Tortosa : une mini-croisière sur l’Ebre

A peine arrivés à Tortosa, nous voici embarqués sur le fleuve pour admirer d’une façon différente la belle cité qui n’a jamais réussi à obtenir le statut officiel de « province » ( comme Tarragone) en Catalogne. Cependant, Tortosa offre un riche passé architectural comme le château de Sant Joan ou de la Zuda qui est une forteresse érigée sous Abd-al-Rahman III puis réaménagée après la reconquête de la ville qu’il domine de sa silhouette. La cathédrale de Santa Maria a été commencée en l’an 1347… On estime que sa construction – telle que nous la connaissons aujourd’hui – a duré 412 ans ! C’est l’un des exemples les plus remarquables du gothique catalan. Érigée au pied du promontoire du château, elle occupe l’emplacement d’un ancien forum romain, d’un site wisigothique et de l’ancienne mosquée musulmane.

Au 16ème siècle, Tortosa était l’une des villes les plus importantes de Catalogne, prospère sur le plan économique et culturel. Les Collèges Royaux, construits pour éduquer les Maures, représentent l’œuvre majeure de la Renaissance civile en Catalogne.
A ce propos, nous visitons – en centre ville – un refuge anti-aérien de la Guerre civile… On y apprend qu’Ernest Hemingway fut envoyé en qualité de correspondant de guerre pendant la Guerre Civile Espagnole. Sa première chronique date de 1938 lorsqu’il arrive pour couvrir la défense du cours inférieur de l’Ebre face à l’avancée des troupes franquistes. « A deux heures cet après-midi, Tortosa était une ville quasiment démolie, abandonnée par la population civile et sans aucun soldat ». Il fait alors l’éloge de la défense républicaine de Tortosa et en 1940 il publie « Pour qui sonne le glas » qui fait référence à cette terrible guerre. « Au-dessus de nos têtes – écrit-il –  dans le ciel haut et sans nuage, flotte après flotte, les bombardiers volaient sur Tortosa avec fracas. Lorsqu’ils larguèrent leurs charges dans un grondement soudain, la petite ville sur la rive du fleuve Ebre disparut dans un nuage croissant de poussière jaune » (Avril 1938/Bombing of Tortosa). Cette reconstitution de bombardements est particulièrement émouvante !
DE LA CATALOGNE A L’ARAGON…
La Région de Matarraña : L’huile d’olive de Calaceite et la pêche « empaquetée »…
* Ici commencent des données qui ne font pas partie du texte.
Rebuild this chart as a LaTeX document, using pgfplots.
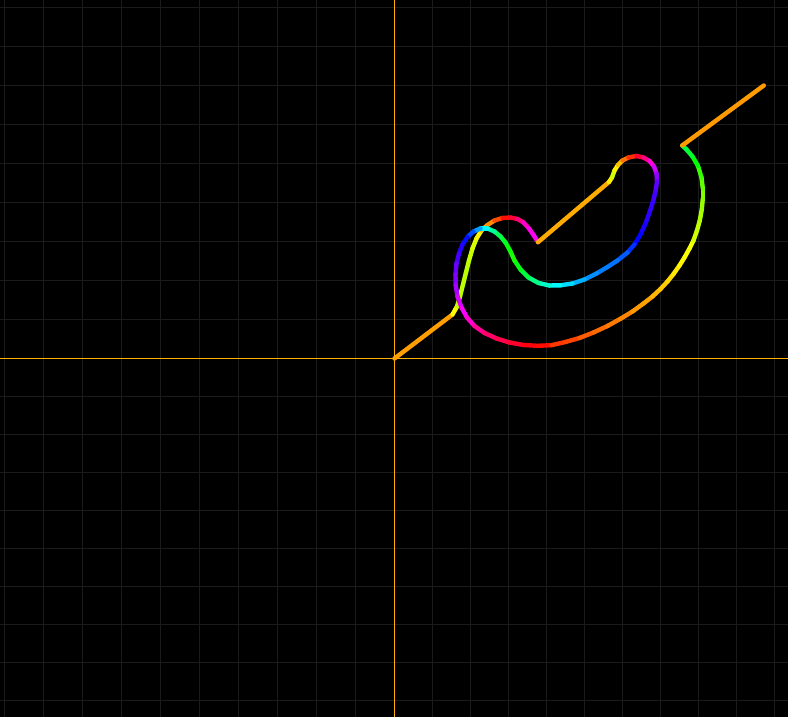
\documentclass[border=0pt]{standalone}
\usepackage{pgfplots}
\pgfplotsset{compat=1.18}
\usepackage{pgfplotstable}
\definecolor{gridgray}{RGB}{27,27,27}
\definecolor{axisorange}{RGB}{255,176,0}
\pgfplotstableread{
x y h
0 0 37.2
58 44 60.6
62.5 52 73.3
65.5 62 76.0
68.5 74 76.0
71.5 86 76.0
74.5 98 73.7
78 110 68.2
82 120 58.0
87 128 42.5
93 133.5 32.7
100 138 17.4
108 140.5 3.6
116 141 347.9
123 139.5 329.7
129 136 312.5
134.5 130 304.7
139 123.5 302
143.5 116.3 40.3
214.5 176.5 56.3
217.5 181 70.3
220 188 57.5
223.5 193.5 45
228 198 26.6
234 201 10.6
242 202.5 347.9
249 201 329.7
255 197.5 309.3
259.5 192 289.7
262 185 273.6
262.5 177 261.5
261 167 256
258.5 157 252.4
255 146 250
251 135 245.6
246 124 239
240 114 228.8
233 106 218.7
223 98 213
213 91.5 210.6
202 85 206.6
190 79 198.4
178 75 188.5
166 73.2 181
155 73 167.2
144 75.5 151.2
134 81 135
126 89 123.7
120 98 114.2
115.5 108 119.4
111 116 129.8
106 122 140.2
100 127 156.8
93 130 180
86 130 203.2
79 127 222.5
73 121.5 236.3
68 114 248.7
64.5 105 256
62 95 264.8
61 84 271
61.2 73 279.3
63 62 290
67 51 298.8
72.5 41 311.4
80 32.5 325
90 25.5 335.4
102 20 342.9
115 16 349.9
129 13.5 356.7
143 12.7 2.5
157 13.3 12.9
171 16.5 15.9
185 20.5 21.4
199 26 24.9
213 32.5 29
226 39.7 31.3
238 47 36
249 55 37.9
258 62 43.2
266 69.5 47
273 77 51.3
279 84.5 54.8
285 93 58
290 101 60.9
295 110 63.4
299 118 70.7
302.5 128 74.4
305.3 138 79.7
307.3 149 84.8
308.3 160 90
308.3 170 96.7
307 181 106.9
303.5 192.5 120.1
298 202 130.6
292 209 137.1
287.7 213 36.3
369.3 273 36.3
}\curvedata
\begin{document}
\begin{tikzpicture}
\begin{axis}[
  scale only axis, width=788pt, height=717pt,
  xmin=-394.5, xmax=393.5, ymin=-358.5, ymax=358.5,
  axis background/.style={fill=black},
  axis lines=middle,
  axis line style={draw=axisorange, line width=1.1pt, -},
  every inner x axis line/.append style={-},
  every inner y axis line/.append style={-},
  xtick={-390,-351,-312,-273,-234,-195,-156,-117,-78,-39,38,76,114,152,190,228,266,304,342,380},
  ytick={-342,-304,-266,-228,-190,-152,-114,-76,-38,39,78,117,156,195,234,273,312,351},
  xticklabels={}, yticklabels={},
  major tick length=0pt,
  xmajorgrids, ymajorgrids,
  major grid style={draw=gridgray, line width=1pt},
  colormap={huewheel}{rgb255=(255,0,0) rgb255=(255,255,0) rgb255=(0,255,0) rgb255=(0,255,255) rgb255=(0,0,255) rgb255=(255,0,255) rgb255=(255,0,0)},
  point meta min=0, point meta max=360,
]
\addplot[mesh, shader=flat corner, point meta=explicit, line width=4.4pt, line cap=round, line join=round] table[x=x, y=y, meta=h] {\curvedata};
\coordinate (sw) at (rel axis cs:0,0);
\coordinate (ne) at (rel axis cs:1,1);
\end{axis}
\pgfresetboundingbox
\useasboundingbox (sw) rectangle (ne);
\end{tikzpicture}
\end{document}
La prochaine étape nous mène dans la région de Matarraña. À Calaceite, réputée depuis longtemps pour la qualité de ses huiles d’olive, nous faisons l’expérience de l’oléotourisme en vélo électrique à travers les oliveraies. L’huile d’olive du Bas Aragon est une huile extra vierge provenant d’olives de la variété « Empeltre » cultivées, transformées, conditionnées et commercialisées sur le territoire. Nous avons pu piqueniquer (fin octobre) à Fonda Alcalá dans l’oliveraie du « Mas Dels Castellans » producteur d’huile d’olive depuis 1880.
L’autre point fort agricole de la région, c’est cette grosse pêche appelée « Melocotón de Calanda » car elle appartient à une variété jaune tardive. Dans la production de ce fruit singulier, on utilise la technique artisanale de l’emballage individuel pendant les mois de juillet et août. Cela permet de donner un produit plus sain et propre au moment de sa récolte, à partir de la mi-septembre et durant le mois d´octobre. Ce fruit doux et charnu se cultive sur les rives de la rivière Matarraña, sur 497 hectares d´irrigation répartis surtout sur les municipalités de Valdeltormo et Mazaleón. Une vraie découverte ! Ce type de méga-pêche flirtant avec le goût de la mangue est un vrai régal !
Alcañiz et son château devenu Parador

Alcañiz possède un centre historique pittoresque, avec son château-Parador dominant la ville et offrant une vue imprenable sur la région. La ville est aussi connue pour ses traditions populaires et son atmosphère authentique. Nous avons eu l’opportunité de rencontrer des joueurs de tambours et bombos (grosse caisse) avec lesquels nous avons participé à un cours d’initiation à ces instruments.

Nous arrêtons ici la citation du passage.